‘Latinx’: Unpopular Word among Hispanics


Latino leaders and immigration reform supporters gather at the University of Colorado to launch “My Country, My Vote,” a 12-month voter registration campaign to mobilize Colorado’s Latino, immigrant and allied voters, October 28, 2015. (Evan Semon/Reuters)

A new Politico poll shows that just 2 percent of Latinos refer to themselves as “Latinx,” the gender-neutral replacement for “Latino/Latina” that has taken root in many elite progressive circles over the course of the past few years. By contrast, 68 percent use “Hispanic,” and 21 percent use the gendered “Latino/Latina” to describe their ethnic identity. 

This is not the first poll to show that “Latinx” is remarkably unpopular with actual Hispanics. A November 2019 poll from the progressive ThinkNow Research showed just 2 percent of the demographic preferred the term. An August 2020 Pew poll showed that number hovering around 3 percent. The most favorable sample size in an August 2021 Gallup survey topped out at a whopping 5 percent. 

None of that has stopped progressive tastemakers and Democratic politicians from embracing the term, however. On the campaign trail, Elizabeth Warren declared that “when I become president, Latinx families will have a champion in the White House.” In a discussion of racial disparities in coronavirus death rates, Anthony Fauci expressed hope that the coronavirus pandemic could be “an enduring lesson for the Latinx community.” Joe Biden himself was widely mocked back in June, for musing that “it’s awful hard, as well, to get Latinx vaccinated as well. Why? They’re worried that they’ll be vaccinated and deported.” As Joseph Laughon wrote in National Review back in September, “Latinx” is a distinctly elite phenomenon: 

The question of how to describe Spanish-language speakers in America has been a thorny one since Nixon’s time, usually ranging between terms including “Hispanic” and “Latino,” though most prefer to refer to their actual national origin rather than the pan-ethnic term “Latino.” By the late 1990s, Latino progressives were batting around the terms “Latino/a” and “[email protected]” in an attempt to move away what they saw as patriarchal or “heteronormative” terms. Predictably, these neologisms went nowhere; however, by 2004 the term “Latinx” started to become more popular among American and Puerto Rican progressives seeking to “challenge the gender binaries encoded in the Spanish language.”
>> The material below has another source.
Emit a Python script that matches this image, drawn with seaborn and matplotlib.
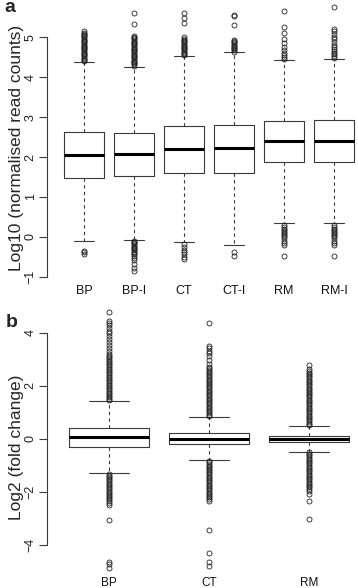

As Politico notes in its write-up of the poll, this points to “a fault line in the party between moderate traditionalists and the more activist progressive base.” As the term pervades the language of the elite Left, it has “drawn pushback from those opposed to its usage as an alternative that doesn’t follow the gender binary in the Spanish language.” The kicker in the Politico survey is that pollsters went beyond just asking if Hispanic respondents preferred “Latinx,” proceeding to ask how many found it actively offensive. A full 40 percent of respondents found the term at least somewhat offensive.

Worse still for Democrats, 30 percent of Latinos told Politico that the “would be less likely to support a politician or organization that uses the term.” And interestingly enough, young Hispanics — a group one would generally presume to be more progressive — are not more liberal on this question than their older counterparts. Forty-one percent of Latino respondents in the 18–29 age group said they were bothered or offended either “a lot,” “somewhat,” or a “little” by the term, and 30 percent said they would be less likely to support politician or political organization that uses the word.

Joaquin Blaya, one of the founders of the Spanish-language Univision and a registered Democrat, seems to have more self-awareness than many others in her coalition. “Democrats are helping Republicans make them look out of touch,” she told Politico. “We built a network around our Spanish language and we have a shared culture around it. Why are we trying to change this? It’s offensive to a lot of people.”